I suspect, actually, that Colin has a considerably deeper grip on the art process as praxis than he’s willing to admit. Letting that line of thought go, though, what strikes me so deeply is that Colin is very right in a very practical way. That is, you can’t make good photographs if you don’t get out the camera. There’s ability, and there’s opportunity, and they’re necessary but not sufficient skills for making art (or making good photos, or whatever wording you’d like to use to skirt around the whole “It’s pretty, but is it Art?” issue.) You can have the skills, and you have have the opportunity, but until you unlimber the camera and let the shutter go, it’s all potential and not realization.
When someone mentions the muse, I’m always reminded of the opening lines of the Odyssey, which read (in my rough memory of what I think is the Fitzgerald translation)
Sing in me, Oh Muse! And through me tell the story
of that man, skilled in all ways of contending,
the wanderer, harried for years on end…
Oh, yeah. Some years ago, I saw Mary Zimmerman’s incredible, fantastic production of the Odyssey. In the opening scene, an actress sits in a chair, reading these opening lines. Her delivery is leaden and lifeless, despite the obvious effort she’s making to try to bring the story to life. She starts over several times, but each time words are flat and lifeless. Then, from behind her, the Muse approaches, grabs the reader around the throat, hauls her bodily out of the chair, and presses a knife to her throat. Terrified, the reader attempts the words one more time, and this time, with the assistance of the Muse, the story comes to life. It’s been years since I saw that opening scene, and it remains bright in my memory as one of my most authentic theatre experiences. It points out that we invoke the muse at some peril. Inspiration comes, by definition, from outside our day to day consciousness, and it necessarily means that we have given up some amount of control over where things are going and how we’re going to get there. And this surrender of control does not come with a 90 day money-back guarantee that it will be the pleasant journey we wanted.
That aside, there’s one aspect of Zimmerman’s opening scene that I hadn’t noticed until I read Colin’s post. As with so many important points, it seems obvious now that it’s been pointed out to me.

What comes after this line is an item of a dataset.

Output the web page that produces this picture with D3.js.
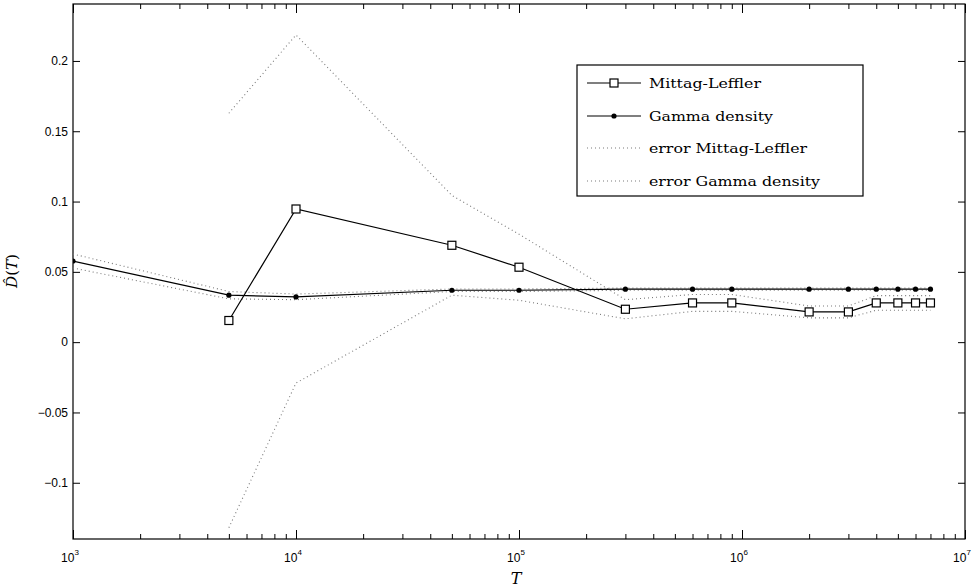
<!DOCTYPE html>
<html>
<head>
<meta charset="utf-8">
<script src="https://cdn.jsdelivr.net/npm/d3@7"></script>
<style>
  html, body { margin: 0; padding: 0; background: #fff; }
  svg { display: block; }
  .tick text { font-family: "Liberation Sans", Arial, sans-serif; }
</style>
</head>
<body>
<svg id="chart" width="976" height="588"></svg>
<script>
// Sampling times T
const tValues = [1e3, 5e3, 1e4, 5e4, 1e5, 3e5, 6e5, 9e5, 2e6, 3e6, 4e6, 5e6, 6e6, 7e6];

// Mittag-Leffler estimate (no value at T = 1e3)
const mittagLeffler = [null, 0.0154, 0.0947, 0.0689, 0.0533, 0.0234, 0.0279, 0.0279, 0.0215, 0.0215, 0.0279, 0.0279, 0.0279, 0.0279];
// Half-width of the Mittag-Leffler error band
const mittagLefflerErr = [null, 0.1474, 0.1238, 0.0355, 0.0235, 0.0068, 0.0060, 0.0060, 0.0042, 0.0042, 0.0052, 0.0052, 0.0052, 0.0052];

// Gamma density estimate
const gammaDensity = [0.0577, 0.0334, 0.0322, 0.0369, 0.0369, 0.0377, 0.0377, 0.0377, 0.0377, 0.0377, 0.0377, 0.0377, 0.0377, 0.0377];
// Half-width of the Gamma density error band
const gammaErr = [0.0050, 0.0026, 0.0020, 0.0009, 0.0009, 0.0008, 0.0008, 0.0008, 0.0008, 0.0008, 0.0008, 0.0008, 0.0008, 0.0008];

// Axis ticks
const yTicks = [-0.1, -0.05, 0, 0.05, 0.1, 0.15, 0.2];
const yTickLabels = ["\u22120.1", "\u22120.05", "0", "0.05", "0.1", "0.15", "0.2"];
const xMajorExponents = [3, 4, 5, 6, 7];

const legendLabels = ["Mittag-Leffler", "Gamma density", "error Mittag-Leffler", "error Gamma density"];

const svg = d3.select("#chart");
const L = 73, R = 965, T = 4, B = 539;

const x = d3.scaleLog().domain([1e3, 1e7]).range([L, R]);
const y = d3.scaleLinear().domain([-0.14, 0.2405]).range([B, T]);

svg.append("defs").append("clipPath").attr("id", "plotClip")
  .append("rect").attr("x", L).attr("y", T).attr("width", R - L).attr("height", B - T);

// log ticks: majors at decades, minors at 2..9 x decade
const majorVals = xMajorExponents.map(e => Math.pow(10, e));
const minorVals = [];
for (let e = 3; e < 7; e++) for (let m = 2; m <= 9; m++) minorVals.push(m * Math.pow(10, e));

function xAxisGroup(gen, ty) {
  const g = svg.append("g").attr("transform", `translate(0,${ty})`).call(gen);
  g.select(".domain").remove();
  g.selectAll(".tick line").attr("stroke", "#000").attr("stroke-width", 1);
  g.selectAll(".tick text").remove();
  return g;
}
// bottom ticks (inward)
xAxisGroup(d3.axisBottom(x).tickValues(majorVals).tickSize(-9), B);
xAxisGroup(d3.axisBottom(x).tickValues(minorVals).tickSize(-5), B);
// top ticks (inward)
xAxisGroup(d3.axisTop(x).tickValues(majorVals).tickSize(-9), T);
xAxisGroup(d3.axisTop(x).tickValues(minorVals).tickSize(-5), T);

// y ticks left and right
const yLeft = svg.append("g").attr("transform", `translate(${L},0)`)
  .call(d3.axisLeft(y).tickValues(yTicks).tickSize(-7).tickPadding(12)
    .tickFormat((d, i) => yTickLabels[i]));
yLeft.select(".domain").remove();
yLeft.selectAll(".tick line").attr("stroke", "#000");
yLeft.selectAll(".tick text").attr("font-size", 12).attr("fill", "#000").attr("x", -5);

const yRight = svg.append("g").attr("transform", `translate(${R},0)`)
  .call(d3.axisRight(y).tickValues(yTicks).tickSize(-7).tickFormat(""));
yRight.select(".domain").remove();
yRight.selectAll(".tick line").attr("stroke", "#000");

// x tick labels 10^k
const xLab = svg.append("g").attr("font-family", "Liberation Sans, Arial, sans-serif").attr("fill", "#000");
xMajorExponents.forEach(e => {
  const px = x(Math.pow(10, e));
  const t = xLab.append("text").attr("x", px - 3).attr("y", 562).attr("font-size", 12).attr("text-anchor", "middle");
  t.append("tspan").text("10");
  t.append("tspan").attr("font-size", 8).attr("dy", -7).text(String(e));
});

// frame
svg.append("rect").attr("x", L).attr("y", T).attr("width", R - L).attr("height", B - T)
  .attr("fill", "none").attr("stroke", "#000").attr("stroke-width", 1.2);

// axis titles
svg.append("text").attr("x", 516).attr("y", 584).attr("text-anchor", "middle")
  .attr("font-family", "DejaVu Serif, serif").attr("font-style", "italic").attr("font-size", 16).text("T");
const yt = svg.append("text").attr("transform", "translate(17,271) rotate(-90)").attr("text-anchor", "middle")
  .attr("font-family", "DejaVu Serif, serif").attr("font-size", 15);
yt.append("tspan").attr("font-style", "italic").text("D\u0302");
yt.append("tspan").text("(");
yt.append("tspan").attr("font-style", "italic").text("T");
yt.append("tspan").text(")");

// data
const rows = tValues.map((t, i) => ({
  t,
  ml: mittagLeffler[i], mlErr: mittagLefflerErr[i],
  g: gammaDensity[i], gErr: gammaErr[i]
}));
const mlRows = rows.filter(r => r.ml !== null);

const plot = svg.append("g").attr("clip-path", "url(#plotClip)");
const line = acc => d3.line().x(d => x(d.t)).y(d => y(acc(d)));

const dotted = { stroke: "#7a7a7a", width: 1.1, dash: "1,3" };
function drawDotted(data, acc) {
  plot.append("path").datum(data).attr("d", line(acc)).attr("fill", "none")
    .attr("stroke", dotted.stroke).attr("stroke-width", dotted.width).attr("stroke-dasharray", dotted.dash);
}
// error bands
drawDotted(mlRows, d => d.ml + d.mlErr);
drawDotted(mlRows, d => d.ml - d.mlErr);
drawDotted(rows, d => d.g + d.gErr);
drawDotted(rows, d => d.g - d.gErr);

// Gamma density line + dots
plot.append("path").datum(rows).attr("d", line(d => d.g)).attr("fill", "none")
  .attr("stroke", "#000").attr("stroke-width", 1.2);
plot.selectAll(".gdot").data(rows).join("circle").attr("class", "gdot")
  .attr("cx", d => x(d.t)).attr("cy", d => y(d.g)).attr("r", 2.6).attr("fill", "#000");

// Mittag-Leffler line + squares
plot.append("path").datum(mlRows).attr("d", line(d => d.ml)).attr("fill", "none")
  .attr("stroke", "#000").attr("stroke-width", 1.2);
const sq = 8;
plot.selectAll(".mlsq").data(mlRows).join("rect").attr("class", "mlsq")
  .attr("x", d => x(d.t) - sq / 2).attr("y", d => y(d.ml) - sq / 2)
  .attr("width", sq).attr("height", sq).attr("fill", "#fff").attr("stroke", "#000").attr("stroke-width", 1.2);

// legend
const lg = svg.append("g");
lg.append("rect").attr("x", 577).attr("y", 65).attr("width", 286).attr("height", 131)
  .attr("fill", "#fff").attr("stroke", "#000").attr("stroke-width", 1.2);
const rowY = [83, 116, 148, 181];
const textLen = [112, 124, 158, 171];
legendLabels.forEach((lab, i) => {
  const yy = rowY[i];
  const s = lg.append("line").attr("x1", 587).attr("x2", 641).attr("y1", yy).attr("y2", yy);
  if (i < 2) {
    s.attr("stroke", "#000").attr("stroke-width", 1.2);
  } else {
    s.attr("stroke", dotted.stroke).attr("stroke-width", dotted.width).attr("stroke-dasharray", dotted.dash);
  }
  if (i === 0) {
    lg.append("rect").attr("x", 614 - 4).attr("y", yy - 4).attr("width", 8).attr("height", 8)
      .attr("fill", "#fff").attr("stroke", "#000").attr("stroke-width", 1.2);
  } else if (i === 1) {
    lg.append("circle").attr("cx", 614).attr("cy", yy).attr("r", 2.6).attr("fill", "#000");
  }
  lg.append("text").attr("x", 649).attr("y", yy + 4.5)
    .attr("font-family", "DejaVu Serif, serif").attr("font-size", 13)
    .attr("textLength", textLen[i]).attr("lengthAdjust", "spacingAndGlyphs").text(lab);
});
</script>
</body>
</html>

You’ll notice that in Zimmerman’s opening scene, the Muse doesn’t arrive and inspire the narrator until the narrator has been unsuccessfully trying to the tell the story for some time. Inspiration doesn’t come along and motivate us to get out the camera and take a walk. Inspiration comes along while we’re out walking with the camera, after we’re immersed in the process. When I’m feeling uninspired, my response shouldn’t be to sit around and wait until I feel inspired. My response ought to be to get out the camera and start working.